Monday, October 19, 2009

Bravura piece

The New York Times published an op ed by Denis Dutton last week. As most of you know, Dutton is professor of philosophy at the University of Canterbury, founder of Arts & Letters Daily and author of recently published The Art Instinct: Beauty, Pleasure, and Human Evolution which argues our response to skill and beauty is innate. Professor Dutton was also one of the few – if indeed not the only – tenured academics we know of to challenge the integrated, populist model developed for Te Papa. His stinging critique was widely published and was certainly a key factor in the museum redeveloping the way it presented art. The absurd “Is it Art?” thumb up / thumb down signage was removed, for example, and the attempt to pair household goods (e.g. Kelvinator refrigerator) with significant art works (e.g. Colin McCahon’s Northland panels) as a Nationalistic narrative was abandoned.

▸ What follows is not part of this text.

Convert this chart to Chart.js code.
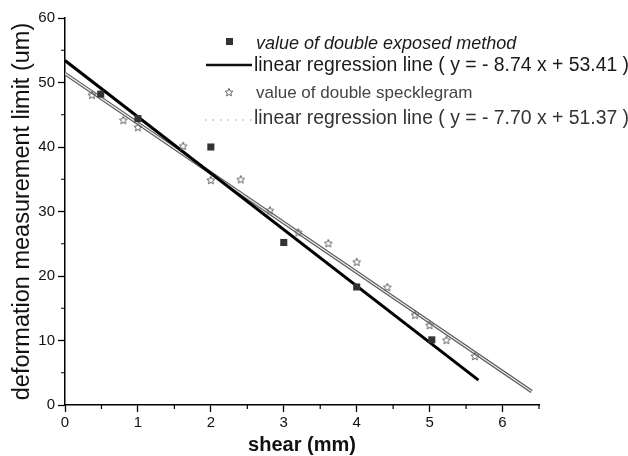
<!DOCTYPE html>
<html>
<head>
<meta charset="utf-8">
<script src="https://cdn.jsdelivr.net/npm/chart.js@4.4.1/dist/chart.umd.min.js"></script>
<style>
  html, body { margin: 0; padding: 0; background: #fff; }
  #wrap { width: 628px; height: 456px; }
</style>
</head>
<body>
<div id="wrap"><canvas id="shearChart" width="628" height="456"></canvas></div>
<script>
// measured points, double exposed method
const exposedX = [0.49, 1.0, 2.0, 3.0, 4.0, 5.03];
const exposedY = [48.2, 44.4, 40.0, 25.2, 18.3, 10.1];

// measured points, double specklegram
const speckleX = [0.37, 0.80, 1.0, 1.62, 2.0, 2.41, 2.81, 3.2, 3.61, 4.0, 4.42, 4.80, 5.0, 5.23, 5.62];
const speckleY = [48.1, 44.2, 43.1, 40.2, 34.9, 35.0, 30.2, 26.8, 25.1, 22.2, 18.3, 14.0, 12.4, 10.1, 7.6];

// regression line end points
const fit1X = [0, 5.67];
const fit1Y = [53.41, 3.85];
const fit2X = [0, 6.4];
const fit2Y = [51.37, 2.09];

// axes
const xMajorTicks = [0, 1, 2, 3, 4, 5, 6];
const xMinorTicks = [0.5, 1.5, 2.5, 3.5, 4.5, 5.5, 6.5];
const yMinorTicks = [5, 15, 25, 35, 45, 55];

const legendLabels = [
    'value of double exposed method',
    'linear regression line ( y = - 8.74 x + 53.41 )',
    'value of double specklegram',
    'linear regression line ( y = - 7.70 x + 51.37 )'
];

const FONT = "'Liberation Sans', Arial, sans-serif";

function toPoints(xs, ys) {
    return xs.map((x, i) => ({ x: x, y: ys[i] }));
}

function makeStar(size, color) {
    const c = document.createElement('canvas');
    c.width = size;
    c.height = size;
    const g = c.getContext('2d');
    const r = size / 2 - 0.8, ri = r * 0.45, cx = size / 2, cy = size / 2 + 0.5;
    g.beginPath();
    for (let i = 0; i < 10; i++) {
        const a = -Math.PI / 2 + i * Math.PI / 5;
        const rr = i % 2 ? ri : r;
        g.lineTo(cx + rr * Math.cos(a), cy + rr * Math.sin(a));
    }
    g.closePath();
    g.strokeStyle = color;
    g.lineWidth = 1;
    g.stroke();
    return c;
}

const starImg = makeStar(10, '#666');

const minorTicks = {
    id: 'minorTicks',
    afterDraw(chart) {
        const { ctx, scales: { x, y } } = chart;
        ctx.save();
        ctx.strokeStyle = '#000';
        ctx.lineWidth = 1.2;
        ctx.beginPath();
        xMinorTicks.forEach(v => {
            const px = x.getPixelForValue(v);
            ctx.moveTo(px, y.bottom);
            ctx.lineTo(px, y.bottom + 4);
        });
        yMinorTicks.forEach(v => {
            const py = y.getPixelForValue(v);
            ctx.moveTo(x.left, py);
            ctx.lineTo(x.left - 4, py);
        });
        ctx.stroke();
        ctx.restore();
    }
};

const plotLegend = {
    id: 'plotLegend',
    afterDraw(chart) {
        const ctx = chart.ctx;
        ctx.save();
        ctx.textBaseline = 'alphabetic';
        ctx.textAlign = 'left';

        // square
        ctx.fillStyle = '#333';
        ctx.fillRect(226, 38, 7, 7);
        ctx.font = 'italic 18px ' + FONT;
        ctx.fillStyle = '#1a1a1a';
        ctx.fillText(legendLabels[0], 256, 49);

        // solid line
        ctx.strokeStyle = '#111';
        ctx.lineWidth = 2.5;
        ctx.beginPath();
        ctx.moveTo(206, 65);
        ctx.lineTo(252, 65);
        ctx.stroke();
        ctx.font = '19.4px ' + FONT;
        ctx.fillText(legendLabels[1], 254, 71);

        // star
        ctx.drawImage(starImg, 224, 87);
        ctx.font = '17px ' + FONT;
        ctx.fillStyle = '#444';
        ctx.fillText(legendLabels[2], 256, 98);

        // dotted line
        ctx.strokeStyle = '#999';
        ctx.lineWidth = 1.2;
        ctx.setLineDash([1.5, 6]);
        ctx.beginPath();
        ctx.moveTo(205, 120);
        ctx.lineTo(252, 120);
        ctx.stroke();
        ctx.setLineDash([]);
        ctx.font = '19.4px ' + FONT;
        ctx.fillStyle = '#333';
        ctx.fillText(legendLabels[3], 254, 124);
        ctx.restore();
    }
};

const ctx = document.getElementById('shearChart').getContext('2d');
const shearChart = new Chart(ctx, {
    type: 'scatter',
    plugins: [minorTicks, plotLegend],
    data: {
        datasets: [
            {
                label: legendLabels[0],
                data: toPoints(exposedX, exposedY),
                pointStyle: 'rect',
                pointRadius: 5,
                backgroundColor: '#333',
                borderColor: '#333',
                borderWidth: 0
            },
            {
                label: legendLabels[2],
                data: toPoints(speckleX, speckleY),
                pointStyle: starImg,
                pointRadius: 5
            },
            {
                label: legendLabels[1],
                data: toPoints(fit1X, fit1Y),
                showLine: true,
                borderColor: '#000',
                borderWidth: 3,
                pointRadius: 0
            },
            {
                label: 'fit2 inner',
                data: toPoints(fit2X, fit2Y),
                showLine: true,
                borderColor: '#e6e6e6',
                borderWidth: 1.4,
                pointRadius: 0
            },
            {
                label: legendLabels[3],
                data: toPoints(fit2X, fit2Y),
                showLine: true,
                borderColor: '#555',
                borderWidth: 3.6,
                pointRadius: 0
            }
        ]
    },
    options: {
        responsive: false,
        animation: false,
        events: [],
        layout: {
            padding: { top: 18, right: 89, left: 0, bottom: 0 }
        },
        plugins: {
            legend: { display: false },
            tooltip: { enabled: false }
        },
        scales: {
            x: {
                type: 'linear',
                min: 0,
                max: 6.5,
                afterFit: function(scale) { scale.height = 51; },
                afterBuildTicks: function(scale) {
                    scale.ticks = xMajorTicks.map(v => ({ value: v }));
                },
                border: { display: true, color: '#000', width: 1.5 },
                grid: {
                    drawOnChartArea: false,
                    drawTicks: true,
                    tickLength: 7,
                    tickColor: '#000',
                    tickWidth: 1.3
                },
                ticks: {
                    padding: 2,
                    color: '#111',
                    maxRotation: 0,
                    font: { family: FONT, size: 15 }
                },
                title: {
                    display: true,
                    text: 'shear (mm)',
                    color: '#111',
                    padding: { top: 0, bottom: 0 },
                    font: { family: FONT, size: 20, weight: 'bold', lineHeight: 1.1 }
                }
            },
            y: {
                type: 'linear',
                min: 0,
                max: 60,
                afterFit: function(scale) { scale.width = 65; },
                border: { display: true, color: '#000', width: 1.5 },
                grid: {
                    drawOnChartArea: false,
                    drawTicks: true,
                    tickLength: 7,
                    tickColor: '#000',
                    tickWidth: 1.3
                },
                ticks: {
                    stepSize: 10,
                    padding: 3,
                    color: '#111',
                    font: { family: FONT, size: 15 }
                },
                title: {
                    display: true,
                    text: 'deformation measurement limit (um)',
                    color: '#111',
                    padding: { top: 8, bottom: 0 },
                    font: { family: FONT, size: 23.5, lineHeight: 1.2 }
                }
            }
        }
    }
});
</script>
</body>
</html>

Dutton’s NYT piece sums up his argument in The Art Instinct and takes the opportunity to dis conceptual art and its ascendancy in the market. Where is the personal skill, the craft of the artist? Instruct a studio assistant to rouge up the cheeks of cherub – good; put a couple of vacuum cleaners inside a Perspex box – bad. Trouble is that value is a slippery concept and we’re not so sure that playing with ideas can be so neatly distinguished from playing with technique and that it is the latter human beings have evolved to respond to. Be it Damien Hirst’s high concept pharmacy cabinets or Vermeer’s virtuoso canvases, fashion has its own way of sweeping them in and out of museum storerooms, private collections and auction houses, bravura or no bravura.
Images: Professor Denis Dutton (apologies to Joseph Kosuth).